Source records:

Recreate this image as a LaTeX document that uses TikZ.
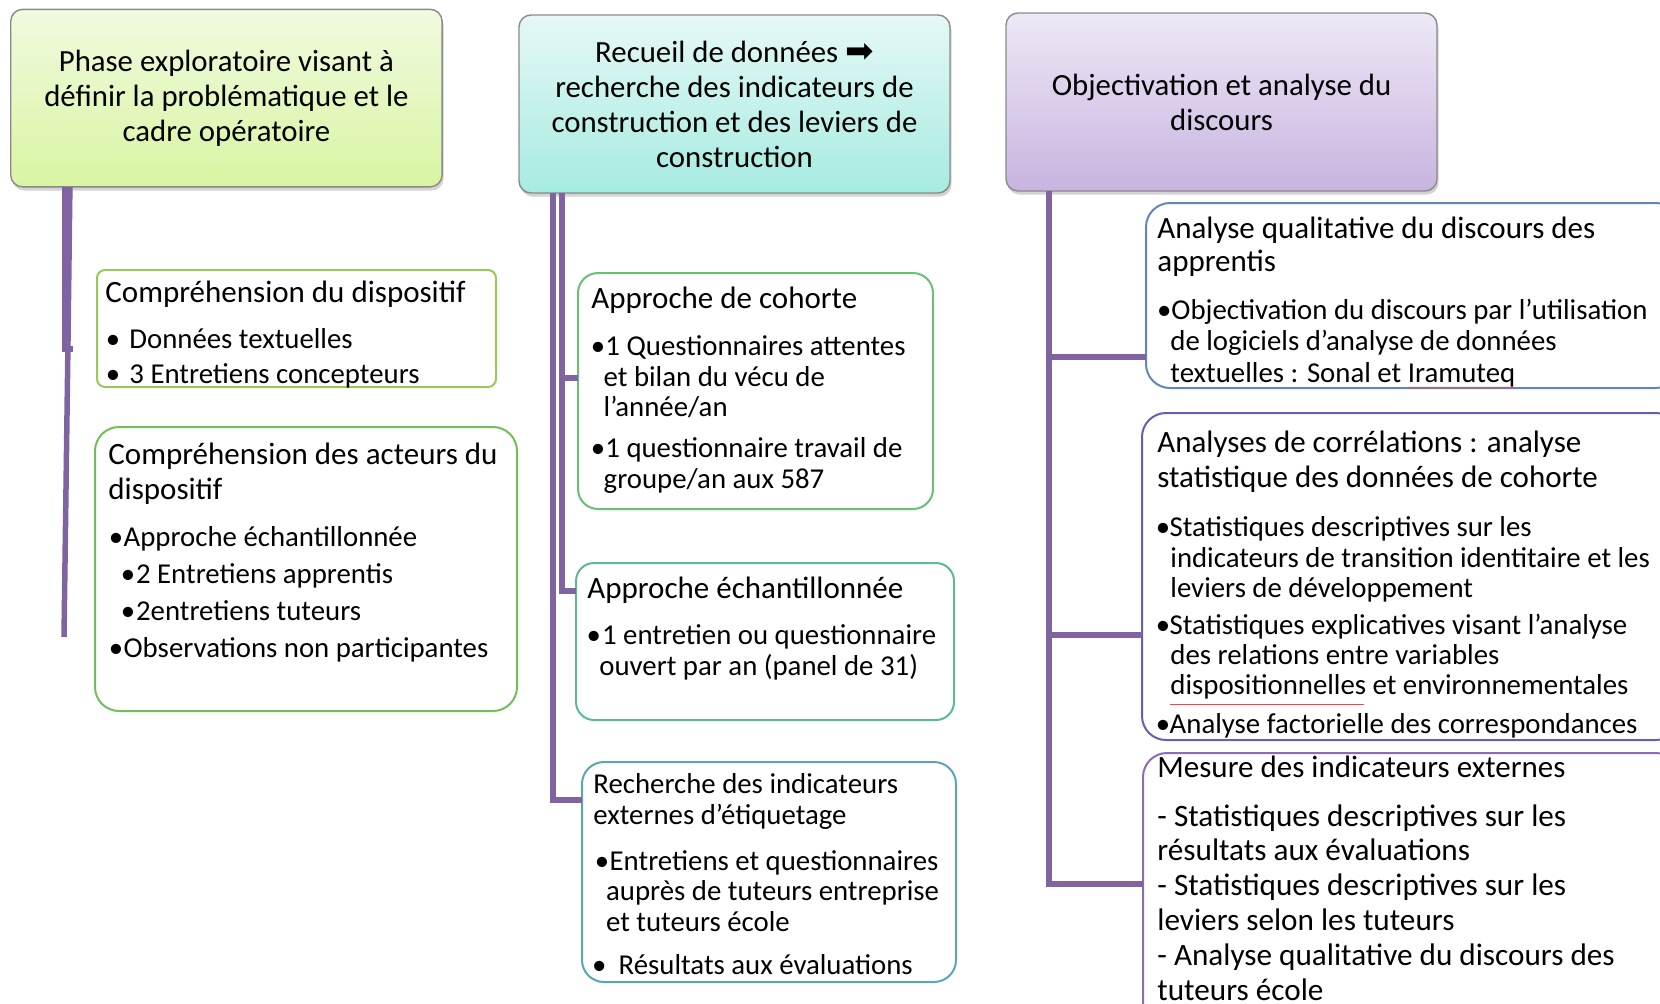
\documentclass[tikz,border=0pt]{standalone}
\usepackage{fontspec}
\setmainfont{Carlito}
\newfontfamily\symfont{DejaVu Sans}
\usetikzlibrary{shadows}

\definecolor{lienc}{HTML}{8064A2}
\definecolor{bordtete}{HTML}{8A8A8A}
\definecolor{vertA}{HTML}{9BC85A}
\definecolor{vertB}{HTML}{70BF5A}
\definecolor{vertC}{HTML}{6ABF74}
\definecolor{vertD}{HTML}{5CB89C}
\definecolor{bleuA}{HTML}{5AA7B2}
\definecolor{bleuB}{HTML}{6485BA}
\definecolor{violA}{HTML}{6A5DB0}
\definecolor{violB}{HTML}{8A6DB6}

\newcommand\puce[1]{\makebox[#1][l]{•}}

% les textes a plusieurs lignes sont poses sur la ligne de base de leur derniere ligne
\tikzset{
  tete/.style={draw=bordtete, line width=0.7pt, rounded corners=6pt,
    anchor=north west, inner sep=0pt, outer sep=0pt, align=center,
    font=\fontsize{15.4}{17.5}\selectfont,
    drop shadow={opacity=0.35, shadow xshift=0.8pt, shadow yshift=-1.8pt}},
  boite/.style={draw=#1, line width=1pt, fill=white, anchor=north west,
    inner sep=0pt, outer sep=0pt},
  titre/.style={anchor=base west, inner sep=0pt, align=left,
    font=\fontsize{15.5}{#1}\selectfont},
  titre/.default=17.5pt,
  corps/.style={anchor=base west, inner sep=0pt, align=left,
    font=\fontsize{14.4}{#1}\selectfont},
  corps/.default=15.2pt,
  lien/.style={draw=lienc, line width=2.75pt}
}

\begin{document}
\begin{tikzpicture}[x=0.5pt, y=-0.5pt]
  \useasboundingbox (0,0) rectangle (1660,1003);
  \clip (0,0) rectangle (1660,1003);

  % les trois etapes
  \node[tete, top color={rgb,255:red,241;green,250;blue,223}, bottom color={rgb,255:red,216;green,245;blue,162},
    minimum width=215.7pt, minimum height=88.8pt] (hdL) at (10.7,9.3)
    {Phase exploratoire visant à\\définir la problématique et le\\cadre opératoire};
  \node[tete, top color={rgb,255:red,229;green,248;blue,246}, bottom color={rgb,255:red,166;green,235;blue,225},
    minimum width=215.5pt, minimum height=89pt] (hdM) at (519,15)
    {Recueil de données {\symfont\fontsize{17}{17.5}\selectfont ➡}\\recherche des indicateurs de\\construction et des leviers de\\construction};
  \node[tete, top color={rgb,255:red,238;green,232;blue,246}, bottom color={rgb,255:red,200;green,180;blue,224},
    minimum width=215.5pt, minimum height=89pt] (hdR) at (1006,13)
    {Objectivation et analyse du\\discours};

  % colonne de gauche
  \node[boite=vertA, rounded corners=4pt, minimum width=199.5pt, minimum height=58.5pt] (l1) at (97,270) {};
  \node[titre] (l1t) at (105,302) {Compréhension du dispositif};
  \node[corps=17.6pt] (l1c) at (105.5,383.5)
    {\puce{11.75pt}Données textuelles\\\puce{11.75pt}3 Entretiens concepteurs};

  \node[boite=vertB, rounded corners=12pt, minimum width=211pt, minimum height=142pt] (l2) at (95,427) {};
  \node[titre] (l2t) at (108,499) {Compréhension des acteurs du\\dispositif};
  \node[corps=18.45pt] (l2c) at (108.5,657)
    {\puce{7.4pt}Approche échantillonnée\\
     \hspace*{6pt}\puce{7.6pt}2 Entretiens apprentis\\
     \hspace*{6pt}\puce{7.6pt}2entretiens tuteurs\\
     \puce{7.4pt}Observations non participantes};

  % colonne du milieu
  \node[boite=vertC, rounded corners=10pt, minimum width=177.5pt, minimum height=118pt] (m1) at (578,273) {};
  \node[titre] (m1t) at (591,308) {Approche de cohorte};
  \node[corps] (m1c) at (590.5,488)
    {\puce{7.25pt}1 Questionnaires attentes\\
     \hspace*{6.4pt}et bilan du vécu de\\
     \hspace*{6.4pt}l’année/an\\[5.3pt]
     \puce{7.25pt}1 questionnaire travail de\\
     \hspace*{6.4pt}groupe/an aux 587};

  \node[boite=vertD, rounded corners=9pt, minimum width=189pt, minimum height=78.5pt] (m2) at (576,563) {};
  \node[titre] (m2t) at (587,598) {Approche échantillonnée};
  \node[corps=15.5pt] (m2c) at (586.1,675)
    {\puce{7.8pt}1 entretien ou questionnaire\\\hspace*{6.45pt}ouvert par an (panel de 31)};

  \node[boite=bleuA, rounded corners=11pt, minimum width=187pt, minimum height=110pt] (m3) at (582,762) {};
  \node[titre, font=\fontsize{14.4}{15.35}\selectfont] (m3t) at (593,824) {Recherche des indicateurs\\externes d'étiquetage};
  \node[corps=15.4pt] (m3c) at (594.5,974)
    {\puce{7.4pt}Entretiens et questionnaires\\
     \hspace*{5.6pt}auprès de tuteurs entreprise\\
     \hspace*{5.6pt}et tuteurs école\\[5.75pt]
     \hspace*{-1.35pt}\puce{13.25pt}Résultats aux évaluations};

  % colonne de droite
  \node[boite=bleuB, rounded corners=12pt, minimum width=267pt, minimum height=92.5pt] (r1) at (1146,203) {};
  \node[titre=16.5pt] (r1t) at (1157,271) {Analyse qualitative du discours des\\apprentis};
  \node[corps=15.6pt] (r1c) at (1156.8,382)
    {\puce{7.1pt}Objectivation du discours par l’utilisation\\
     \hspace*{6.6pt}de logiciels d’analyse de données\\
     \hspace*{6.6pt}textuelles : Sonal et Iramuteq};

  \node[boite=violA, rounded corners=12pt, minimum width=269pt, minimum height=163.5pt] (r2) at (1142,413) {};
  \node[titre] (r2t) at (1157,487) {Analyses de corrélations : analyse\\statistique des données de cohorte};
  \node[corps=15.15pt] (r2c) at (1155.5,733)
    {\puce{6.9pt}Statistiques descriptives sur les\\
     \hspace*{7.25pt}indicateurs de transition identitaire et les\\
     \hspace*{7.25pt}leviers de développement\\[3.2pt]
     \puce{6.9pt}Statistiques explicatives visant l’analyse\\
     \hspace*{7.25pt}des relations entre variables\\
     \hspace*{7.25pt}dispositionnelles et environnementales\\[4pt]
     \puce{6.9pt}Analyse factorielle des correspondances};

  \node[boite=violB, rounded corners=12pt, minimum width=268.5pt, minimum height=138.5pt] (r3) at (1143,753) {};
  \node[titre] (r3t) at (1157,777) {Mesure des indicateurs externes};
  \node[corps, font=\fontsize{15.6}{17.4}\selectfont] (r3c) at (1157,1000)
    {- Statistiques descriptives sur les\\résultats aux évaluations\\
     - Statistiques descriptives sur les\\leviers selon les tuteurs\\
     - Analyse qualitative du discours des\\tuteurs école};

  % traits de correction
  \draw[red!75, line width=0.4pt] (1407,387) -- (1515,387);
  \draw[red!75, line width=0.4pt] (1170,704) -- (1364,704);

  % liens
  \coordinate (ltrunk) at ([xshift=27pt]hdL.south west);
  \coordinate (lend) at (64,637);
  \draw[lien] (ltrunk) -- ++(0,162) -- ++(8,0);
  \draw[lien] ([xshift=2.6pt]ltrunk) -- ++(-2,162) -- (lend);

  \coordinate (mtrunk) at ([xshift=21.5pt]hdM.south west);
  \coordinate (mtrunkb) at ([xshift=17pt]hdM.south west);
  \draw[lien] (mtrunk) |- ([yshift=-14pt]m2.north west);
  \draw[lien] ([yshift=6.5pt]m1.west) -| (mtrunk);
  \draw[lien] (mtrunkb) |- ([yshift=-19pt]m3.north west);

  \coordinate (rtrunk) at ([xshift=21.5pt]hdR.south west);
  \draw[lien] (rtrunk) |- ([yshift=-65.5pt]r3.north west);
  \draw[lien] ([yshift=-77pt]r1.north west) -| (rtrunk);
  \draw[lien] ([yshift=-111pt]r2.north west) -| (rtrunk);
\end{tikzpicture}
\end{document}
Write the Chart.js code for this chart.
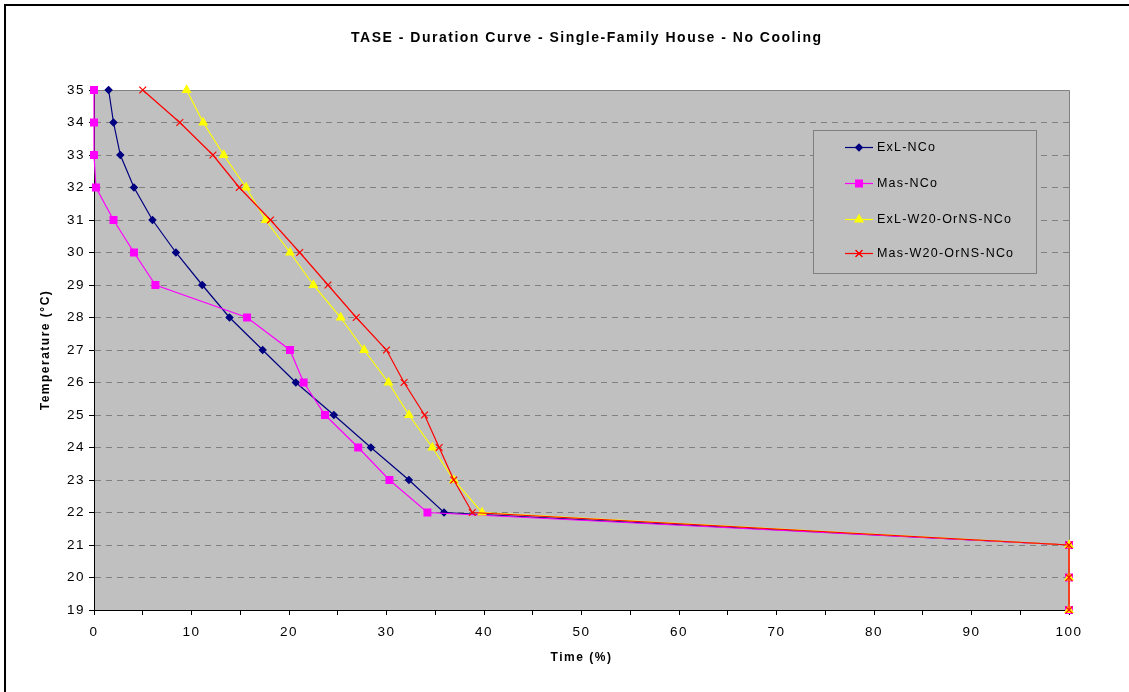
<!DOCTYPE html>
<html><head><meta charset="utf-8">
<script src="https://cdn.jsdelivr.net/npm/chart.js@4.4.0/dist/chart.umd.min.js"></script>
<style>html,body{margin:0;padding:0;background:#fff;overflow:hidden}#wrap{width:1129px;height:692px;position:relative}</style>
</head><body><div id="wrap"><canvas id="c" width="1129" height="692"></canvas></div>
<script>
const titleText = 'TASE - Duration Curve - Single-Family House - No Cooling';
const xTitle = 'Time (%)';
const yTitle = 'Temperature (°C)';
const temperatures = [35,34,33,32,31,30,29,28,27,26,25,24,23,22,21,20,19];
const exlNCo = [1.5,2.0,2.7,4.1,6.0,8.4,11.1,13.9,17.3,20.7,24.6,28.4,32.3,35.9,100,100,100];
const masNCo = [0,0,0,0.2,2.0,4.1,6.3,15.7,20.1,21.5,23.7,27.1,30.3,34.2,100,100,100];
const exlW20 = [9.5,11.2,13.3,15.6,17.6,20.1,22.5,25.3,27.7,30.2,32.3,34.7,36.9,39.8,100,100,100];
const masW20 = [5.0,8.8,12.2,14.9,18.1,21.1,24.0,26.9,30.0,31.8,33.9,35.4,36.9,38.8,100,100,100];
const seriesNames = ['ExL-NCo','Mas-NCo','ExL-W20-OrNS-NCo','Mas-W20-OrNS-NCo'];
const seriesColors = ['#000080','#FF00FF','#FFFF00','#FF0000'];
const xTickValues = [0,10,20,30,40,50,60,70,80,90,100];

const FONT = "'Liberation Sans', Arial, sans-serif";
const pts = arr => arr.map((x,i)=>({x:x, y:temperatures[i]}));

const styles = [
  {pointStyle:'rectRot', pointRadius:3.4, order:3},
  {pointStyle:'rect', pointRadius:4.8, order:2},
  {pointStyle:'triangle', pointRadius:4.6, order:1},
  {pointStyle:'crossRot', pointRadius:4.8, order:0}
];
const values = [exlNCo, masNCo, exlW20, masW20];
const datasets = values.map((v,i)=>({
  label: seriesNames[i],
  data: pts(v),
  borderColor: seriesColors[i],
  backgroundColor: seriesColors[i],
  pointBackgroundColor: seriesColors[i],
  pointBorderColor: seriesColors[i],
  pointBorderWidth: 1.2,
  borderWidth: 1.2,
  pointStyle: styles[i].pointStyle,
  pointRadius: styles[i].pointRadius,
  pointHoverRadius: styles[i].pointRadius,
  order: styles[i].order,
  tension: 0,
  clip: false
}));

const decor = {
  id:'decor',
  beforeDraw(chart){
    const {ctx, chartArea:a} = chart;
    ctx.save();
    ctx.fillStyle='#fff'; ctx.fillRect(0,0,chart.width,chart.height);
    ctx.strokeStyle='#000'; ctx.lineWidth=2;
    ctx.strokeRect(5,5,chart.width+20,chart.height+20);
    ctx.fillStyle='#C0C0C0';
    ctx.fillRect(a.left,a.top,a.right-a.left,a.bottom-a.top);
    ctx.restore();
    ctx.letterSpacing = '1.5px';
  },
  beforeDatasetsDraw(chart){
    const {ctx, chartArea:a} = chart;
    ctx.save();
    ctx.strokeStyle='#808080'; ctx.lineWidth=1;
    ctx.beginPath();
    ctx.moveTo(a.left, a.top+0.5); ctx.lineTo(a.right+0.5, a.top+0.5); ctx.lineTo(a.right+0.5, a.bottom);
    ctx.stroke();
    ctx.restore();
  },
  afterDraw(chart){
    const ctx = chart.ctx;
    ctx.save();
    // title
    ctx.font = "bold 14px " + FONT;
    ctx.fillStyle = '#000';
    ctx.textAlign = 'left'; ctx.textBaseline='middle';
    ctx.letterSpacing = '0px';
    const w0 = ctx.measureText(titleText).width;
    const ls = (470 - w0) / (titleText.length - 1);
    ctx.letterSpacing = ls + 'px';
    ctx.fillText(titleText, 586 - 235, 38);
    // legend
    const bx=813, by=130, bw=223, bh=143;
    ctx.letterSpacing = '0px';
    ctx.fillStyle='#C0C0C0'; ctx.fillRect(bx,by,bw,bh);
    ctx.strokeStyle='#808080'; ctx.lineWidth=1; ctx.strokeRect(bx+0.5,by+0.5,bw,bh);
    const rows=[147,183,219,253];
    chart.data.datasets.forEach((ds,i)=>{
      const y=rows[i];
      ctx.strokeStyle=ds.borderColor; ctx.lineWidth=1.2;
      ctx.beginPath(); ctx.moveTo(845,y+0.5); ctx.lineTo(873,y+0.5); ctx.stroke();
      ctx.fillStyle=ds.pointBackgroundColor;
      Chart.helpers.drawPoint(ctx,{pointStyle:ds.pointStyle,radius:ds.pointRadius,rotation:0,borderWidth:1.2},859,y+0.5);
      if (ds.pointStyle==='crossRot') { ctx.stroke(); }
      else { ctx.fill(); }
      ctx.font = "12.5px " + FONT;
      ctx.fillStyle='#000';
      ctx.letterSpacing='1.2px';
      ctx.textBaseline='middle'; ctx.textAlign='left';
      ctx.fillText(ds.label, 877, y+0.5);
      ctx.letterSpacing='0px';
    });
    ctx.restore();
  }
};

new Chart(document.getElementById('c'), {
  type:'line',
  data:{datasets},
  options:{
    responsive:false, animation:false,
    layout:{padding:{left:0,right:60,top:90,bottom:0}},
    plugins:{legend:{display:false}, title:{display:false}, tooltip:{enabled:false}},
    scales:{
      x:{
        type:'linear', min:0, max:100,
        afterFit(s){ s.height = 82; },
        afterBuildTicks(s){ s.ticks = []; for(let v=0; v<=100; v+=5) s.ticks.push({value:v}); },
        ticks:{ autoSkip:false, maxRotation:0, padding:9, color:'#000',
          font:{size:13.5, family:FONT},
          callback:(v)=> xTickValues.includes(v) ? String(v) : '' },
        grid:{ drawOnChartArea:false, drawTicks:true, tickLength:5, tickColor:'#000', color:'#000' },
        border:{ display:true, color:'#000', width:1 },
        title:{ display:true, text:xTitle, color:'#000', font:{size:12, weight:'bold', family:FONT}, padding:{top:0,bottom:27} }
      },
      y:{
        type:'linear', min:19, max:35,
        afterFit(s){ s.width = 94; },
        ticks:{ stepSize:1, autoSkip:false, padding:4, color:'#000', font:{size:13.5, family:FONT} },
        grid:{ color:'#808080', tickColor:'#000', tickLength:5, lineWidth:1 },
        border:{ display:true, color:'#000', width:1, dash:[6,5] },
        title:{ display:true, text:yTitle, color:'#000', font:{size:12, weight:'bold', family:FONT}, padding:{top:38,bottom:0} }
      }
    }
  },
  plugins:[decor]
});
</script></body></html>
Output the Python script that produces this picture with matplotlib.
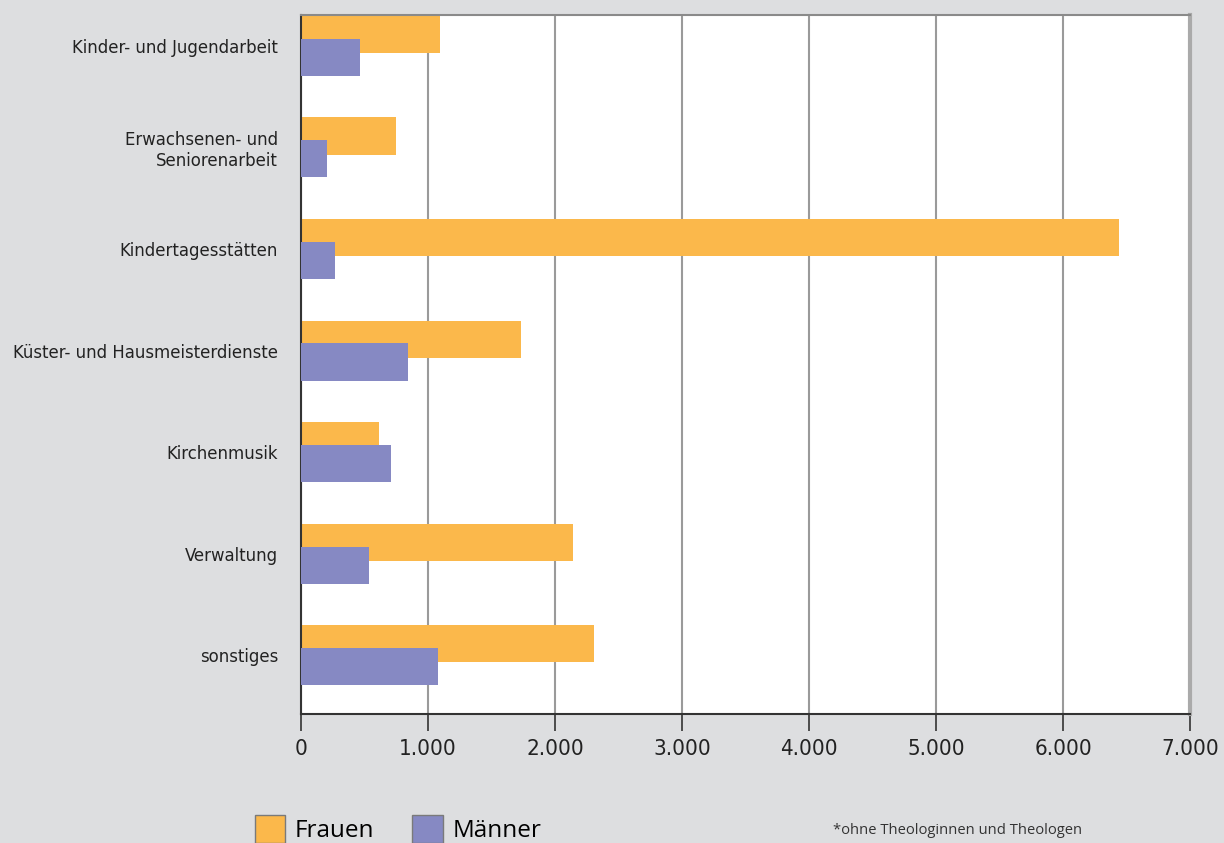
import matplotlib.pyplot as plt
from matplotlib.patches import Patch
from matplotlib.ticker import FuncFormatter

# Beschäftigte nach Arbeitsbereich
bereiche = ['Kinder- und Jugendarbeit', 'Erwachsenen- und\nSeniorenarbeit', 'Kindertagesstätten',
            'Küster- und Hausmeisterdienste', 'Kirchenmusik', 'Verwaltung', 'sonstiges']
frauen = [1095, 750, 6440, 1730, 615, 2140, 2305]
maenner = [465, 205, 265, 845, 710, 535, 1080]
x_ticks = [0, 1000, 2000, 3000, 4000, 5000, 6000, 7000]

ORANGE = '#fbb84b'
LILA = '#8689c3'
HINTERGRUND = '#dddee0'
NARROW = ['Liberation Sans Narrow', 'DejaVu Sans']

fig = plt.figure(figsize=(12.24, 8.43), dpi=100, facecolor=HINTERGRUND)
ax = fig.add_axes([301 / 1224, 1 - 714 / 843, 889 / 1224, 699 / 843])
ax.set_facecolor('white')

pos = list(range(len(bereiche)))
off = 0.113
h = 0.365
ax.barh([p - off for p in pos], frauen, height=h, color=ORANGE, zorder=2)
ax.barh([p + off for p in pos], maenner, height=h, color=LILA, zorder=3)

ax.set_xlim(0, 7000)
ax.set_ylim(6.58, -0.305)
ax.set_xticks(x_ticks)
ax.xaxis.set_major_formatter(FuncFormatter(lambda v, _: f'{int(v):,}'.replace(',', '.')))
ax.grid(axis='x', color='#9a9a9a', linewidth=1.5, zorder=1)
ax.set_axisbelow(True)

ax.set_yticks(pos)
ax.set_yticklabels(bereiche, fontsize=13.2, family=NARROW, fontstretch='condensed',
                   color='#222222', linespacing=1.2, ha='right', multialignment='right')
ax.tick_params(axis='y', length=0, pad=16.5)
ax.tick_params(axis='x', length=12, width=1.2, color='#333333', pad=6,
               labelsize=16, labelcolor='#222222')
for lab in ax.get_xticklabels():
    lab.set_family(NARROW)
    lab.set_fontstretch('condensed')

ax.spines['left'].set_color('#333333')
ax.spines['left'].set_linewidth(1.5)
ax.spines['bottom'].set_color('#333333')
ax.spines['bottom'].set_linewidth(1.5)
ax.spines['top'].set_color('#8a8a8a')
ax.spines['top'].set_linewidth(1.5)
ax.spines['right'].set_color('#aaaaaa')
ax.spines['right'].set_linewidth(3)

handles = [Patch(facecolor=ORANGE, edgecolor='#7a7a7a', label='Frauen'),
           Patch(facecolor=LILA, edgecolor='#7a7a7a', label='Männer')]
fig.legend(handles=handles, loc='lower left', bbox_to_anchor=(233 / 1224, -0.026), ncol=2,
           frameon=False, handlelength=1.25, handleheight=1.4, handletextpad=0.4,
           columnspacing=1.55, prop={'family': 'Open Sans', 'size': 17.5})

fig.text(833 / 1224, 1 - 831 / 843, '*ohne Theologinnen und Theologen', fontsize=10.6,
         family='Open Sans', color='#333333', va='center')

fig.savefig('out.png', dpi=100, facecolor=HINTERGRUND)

WRITTEN PROBLEM: Look through the entries and return every line where "that" appears.

FULL SOLUTION:
Recreate this image as a LaTeX document that uses TikZ.
Output the Python script that produces this picture with matplotlib.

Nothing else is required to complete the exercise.